The 100-kilometer West Valley Fault traverses parts of Bulacan through Quezon City, Marikina, Makati, Pasig, Taguig and Muntinlupa in Metro Manila; San Pedro, Biñan, Sta. Rosa, Cabuyao and Calamba in Laguna; and Carmona, General Mariano Alvarez and Silang in Cavite.

 

“We cannot predict when or where an earthquake will happen.
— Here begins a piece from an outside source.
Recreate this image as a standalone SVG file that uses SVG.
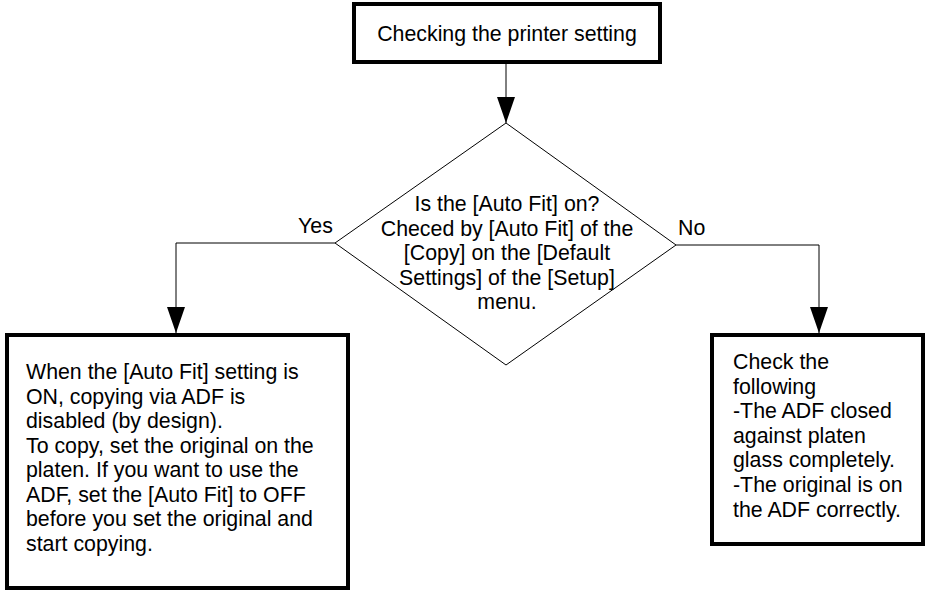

There is no reliable technology in the world that can confidently predict the date, time and location of large earthquakes,” said the Philippine Institute of Volcanology and Seismology.

 

 “What we do is prepare earthquake scenarios of hazards and impacts to be used as guide for mitigation, preparedness and response,” it added.

 

The agency cautioned against sharing such information, saying it could cause panic.

 

It directed netizens to the Phivolcs website and social media accounts for earthquake information and other preparedness materials.

 

Following the magnitude 6.7 earthquake that struck Surigao del Norte last Feb. 10, Phivolcs director Renato Solidum warned residents in Metro Manila and nearby provinces to prepare for a strong earthquake that could kill thousands.

 

Called the “Big One,” the said tremor, which could be as strong as magnitude 7.2, would be generated by the movement of the West Valley Fault.

 

While the fault is ripe for movement, Phivolcs repeatedly maintained that there is no technology available yet to predict when an earthquake will happen.

 

Solidum earlier said that the West Valley Fault moves roughly every 400 years. The last major earthquake generated by this fault was in 1658 or 357 years ago.

 

A 2004 study funded by the Japan International Cooperation Agency for Phivolcs and the Metropolitan Manila Development Authority showed that a magnitude 7.2 quake could kill up to 34,000 people and injured 100,000 others due to collapsed buildings.